### Work instructions
For the data below, report only the number of lines containing the string "this".

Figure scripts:

-.-.-

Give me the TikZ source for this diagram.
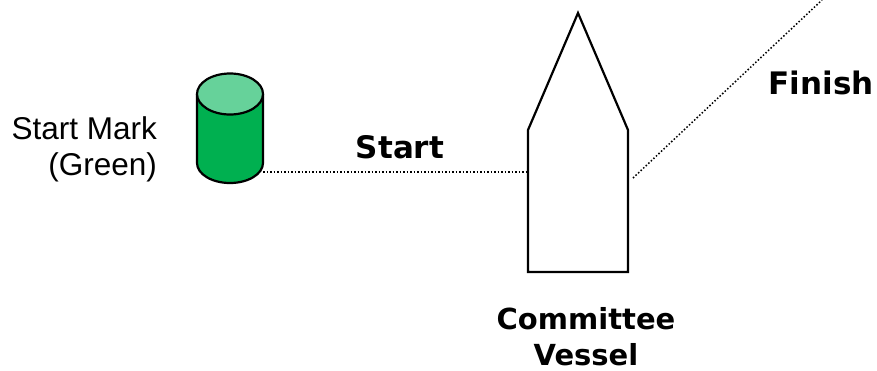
\documentclass[tikz,border=0pt]{standalone}
\usepackage{fontspec}
\setmainfont{DejaVu Sans}
\newfontfamily\markfont{Liberation Sans}
\definecolor{markbody}{HTML}{00B050}
\definecolor{marktop}{HTML}{66D29A}
\tikzset{
  outline/.style = {draw, line width = 2.2pt, line join = miter},
  lineline/.style = {draw, line width = 1.5pt, dash pattern = on 1.5pt off 2pt},
  heading/.style = {font = \bfseries\fontsize{31}{36}\selectfont, align = center, inner sep = 0pt},
  caption/.style = {font = \markfont\fontsize{31.5}{36}\selectfont, align = right, inner sep = 0pt}
}
\begin{document}
\begin{tikzpicture}[x = 1pt, y = -1pt]
    \useasboundingbox (0,0) rectangle (877,370);
    % start mark
    \draw [outline, fill = markbody] (197,94)--(197,163) arc [start angle = 180, end angle = 0, x radius = 33, y radius = 20]--(263,94);
    \draw [outline, fill = marktop] (230,94) ellipse [x radius = 33, y radius = 20.5];
    \node (marklabel) at (157,149.5) [caption, anchor = east] {Start Mark\\(Green)};
    % committee boat
    \coordinate (sl) at (528,130);
    \coordinate (sr) at (628,130);
    \coordinate (bow) at (578,13);
    \coordinate (bl) at (528,272);
    \coordinate (br) at (628,272);
    \draw [outline] (sl)--(bow)--(sr)--(br)--(bl)--cycle;
    \coordinate (markend) at (263,172);
    \coordinate (boatport) at (528,172);
    \coordinate (boatstar) at (633,178);
    \coordinate (finishend) at (822,0);
    \draw [lineline] (markend)--(boatport);
    \draw [lineline] (boatstar)--(finishend);
    \node (start) at (400,147) [heading] {Start};
    \node (finish) at (821,83) [heading] {Finish};
    \node (vessel) at (586,337) [heading, font = \bfseries\fontsize{29}{36}\selectfont] {Committee\\Vessel};
  \end{tikzpicture}
\end{document}
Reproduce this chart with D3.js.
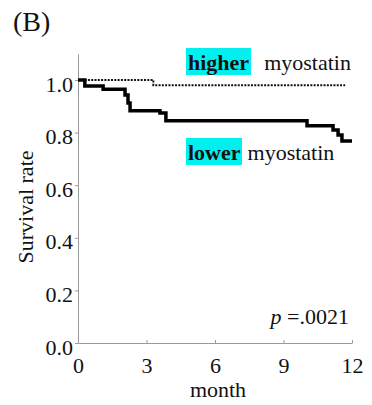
<!DOCTYPE html>
<html>
<head>
<meta charset="utf-8">
<script src="https://cdn.jsdelivr.net/npm/d3@7"></script>
<style>
  body { margin: 0; background: #fff; }
</style>
</head>
<body>
<div id="chart"></div>
<script>
// step points [month, survival]
const higherMonths = [0, 3.3, 11.7];
const higherSurvival = [1.0, 0.98, 0.98];
const lowerMonths = [0, 0.3, 1.1, 2.06, 2.19, 2.28, 3.59, 3.85, 10.03, 11.17, 11.39, 11.56, 12];
const lowerSurvival = [1.0, 0.977, 0.965, 0.943, 0.913, 0.883, 0.875, 0.845, 0.826, 0.81, 0.791, 0.768, 0.768];
const xTicks = [0, 3, 6, 9, 12];
const yTicks = [0, 0.2, 0.4, 0.6, 0.8, 1.0];

const W = 372, H = 405;
const margin = { left: 78, bottom: 343 };
const FONT = '"Liberation Serif", "Times New Roman", serif';

const svg = d3.select('#chart').append('svg').attr('width', W).attr('height', H)
  .style('font-family', FONT);

const x = d3.scaleLinear().domain([0, 12]).range([margin.left, 352]);
const y = d3.scaleLinear().domain([0, 1.1]).range([margin.bottom, margin.bottom - 263 * 1.1]);

// axes
const yAxis = svg.append('g')
  .attr('transform', 'translate(' + margin.left + ',0)')
  .call(d3.axisLeft(y).tickValues(yTicks).tickSize(3).tickSizeOuter(0).tickFormat(d3.format('.1f')));
yAxis.selectAll('text').attr('x', -5).attr('dy', '0.5em');

const xAxis = svg.append('g')
  .attr('transform', 'translate(0,' + margin.bottom + ')')
  .call(d3.axisBottom(x).tickValues(xTicks).tickSize(-3).tickSizeOuter(0));
xAxis.selectAll('text').attr('y', 14).attr('dy', '0.71em');

svg.selectAll('.domain, .tick line').attr('stroke', '#999');
svg.selectAll('g').attr('font-family', null).attr('font-size', null);
svg.selectAll('.tick text').style('font-family', FONT).style('font-size', '22px').attr('fill', '#111');

const line = d3.line().curve(d3.curveStepAfter).x(d => x(d[0])).y(d => y(d[1]));

svg.append('path')
  .datum(higherMonths.map((m, i) => [m, higherSurvival[i]]))
  .attr('d', line)
  .attr('fill', 'none')
  .attr('stroke', '#111')
  .attr('stroke-width', 2)
  .attr('stroke-dasharray', '2,1.3');

svg.append('path')
  .datum(lowerMonths.map((m, i) => [m, lowerSurvival[i]]))
  .attr('d', line)
  .attr('fill', 'none')
  .attr('stroke', '#000')
  .attr('stroke-width', 3.5);

// labels
function txt(xp, yp, size) {
  return svg.append('text').attr('x', xp).attr('y', yp)
    .style('font-family', FONT).style('font-size', size + 'px').attr('fill', '#111');
}

txt(13, 31, 28).text('(B)');

txt(0, 0, 22)
  .attr('transform', 'translate(33,207) rotate(-90)')
  .attr('text-anchor', 'middle')
  .text('Survival rate');

txt(218, 397, 22).attr('text-anchor', 'middle').text('month');

function label(x0, base, bold, rest, boxW, gap) {
  svg.append('rect').attr('x', x0).attr('y', base - 22).attr('width', boxW).attr('height', 27)
    .attr('fill', '#00f0f0');
  const t = txt(x0 + 2, base, 22);
  t.append('tspan').style('font-weight', 'bold').text(bold);
  t.append('tspan').attr('dx', gap).text(rest);
}
label(186, 70, 'higher', 'myostatin', 65, 15);
label(186, 160, 'lower', 'myostatin', 56, 7);

const p = txt(349, 324, 22).attr('text-anchor', 'end');
p.append('tspan').style('font-style', 'italic').text('p');
p.append('tspan').text(' =.0021');
</script>
</body>
</html>
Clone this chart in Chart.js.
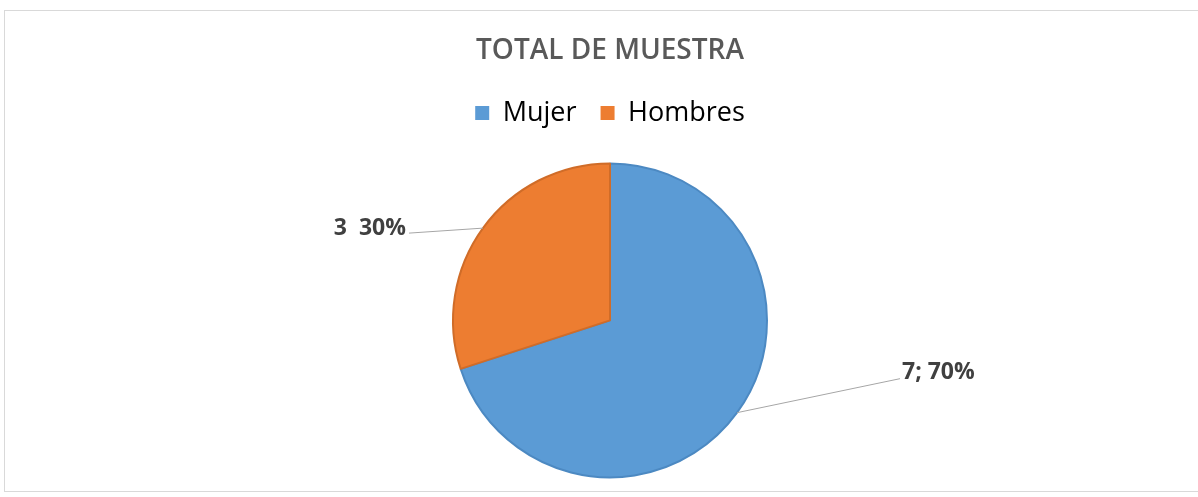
<!DOCTYPE html>
<html>
<head>
<meta charset="utf-8">
<script src="https://cdn.jsdelivr.net/npm/chart.js@4.4.0/dist/chart.umd.min.js"></script>
<style>
  html, body { margin: 0; padding: 0; background: #fff; }
  #frame { position: absolute; left: 4px; top: 10px; width: 1200px; height: 482px; border: 1px solid #d9d9d9; box-sizing: border-box; }
  #wrap { position: absolute; left: 0; top: 0; width: 1198px; height: 497px; }
</style>
</head>
<body>
<div id="frame"></div>
<div id="wrap"><canvas id="myChart" width="1198" height="497"></canvas></div>
<script>
// data
const categories = ['Mujer', 'Hombres'];
const values = [7, 3];
const valueLabels = ['7; 70%', '3  30%'];
const sliceColors = ['#5b9bd5', '#ed7d31'];
const edgeColors = ['#4c89c2', '#d06c28'];

// where each data label sits relative to its slice edge (dx, dy)
const labelOffsets = [[163, -34], [-74, 5]];

const labelPlugin = {
    id: 'sliceLabels',
    afterDatasetsDraw(chart) {
        const ctx = chart.ctx;
        const meta = chart.getDatasetMeta(0);
        meta.data.forEach(function(arc, i) {
            const p = arc.getProps(['x', 'y', 'startAngle', 'endAngle', 'outerRadius'], true);
            const mid = (p.startAngle + p.endAngle) / 2;
            const ex = p.x + Math.cos(mid) * p.outerRadius;
            const ey = p.y + Math.sin(mid) * p.outerRadius;
            const lx = ex + labelOffsets[i][0];
            const ly = ey + labelOffsets[i][1];
            ctx.save();
            ctx.strokeStyle = '#a6a6a6';
            ctx.lineWidth = 1;
            ctx.beginPath();
            ctx.moveTo(ex, ey);
            ctx.lineTo(lx, ly);
            ctx.stroke();
            ctx.font = 'bold 23px "Open Sans"';
            ctx.fillStyle = '#404040';
            ctx.textBaseline = 'middle';
            if (labelOffsets[i][0] > 0) {
                ctx.textAlign = 'left';
                ctx.fillText(valueLabels[i], lx + 2, ly - 6);
            } else {
                ctx.textAlign = 'right';
                ctx.fillText(valueLabels[i], lx - 3, ly - 5);
            }
            ctx.restore();
        });
    }
};

let ctx = document.getElementById('myChart').getContext('2d');
let myChart = new Chart(ctx, {
    type: 'pie',
    data: {
        labels: categories,
        datasets: [{
            data: values,
            backgroundColor: sliceColors,
            borderColor: edgeColors,
            borderWidth: 2,
            radius: 157
        }]
    },
    options: {
        responsive: false,
        animation: false,
        layout: { padding: { top: 0, bottom: 0, left: 22 } },
        plugins: {
            title: {
                display: true,
                text: 'TOTAL DE MUESTRA',
                color: '#595959',
                font: { family: 'Open Sans', size: 28, weight: '600' },
                padding: { top: 34, bottom: 8 }
            },
            legend: {
                display: true,
                position: 'top',
                labels: {
                    color: '#595959',
                    font: { family: 'Open Sans', size: 27 },
                    boxWidth: 14,
                    boxHeight: 14,
                    padding: 24,
                    generateLabels(chart) {
                        return categories.map(function(c, i) {
                            return { text: c, fillStyle: sliceColors[i], strokeStyle: sliceColors[i], lineWidth: 0, index: i };
                        });
                    }
                }
            },
            // empty spacer between legend and pie
            subtitle: {
                display: true,
                text: '',
                weight: 500,
                font: { size: 1 },
                padding: { top: 6, bottom: 0 }
            },
            tooltip: { enabled: false }
        }
    },
    plugins: [labelPlugin]
});
</script>
</body>
</html>
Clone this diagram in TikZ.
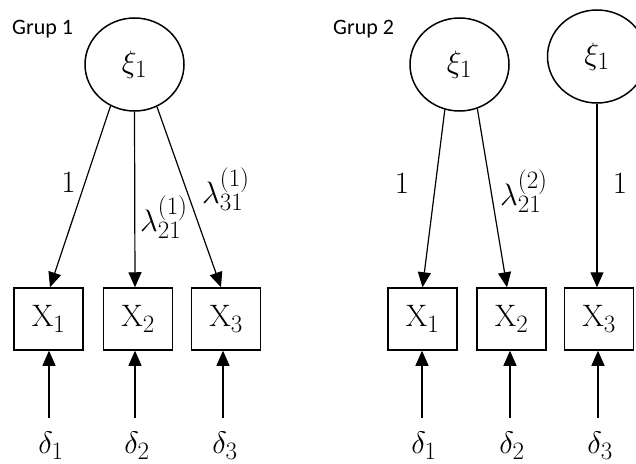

-.-.-

### Response
4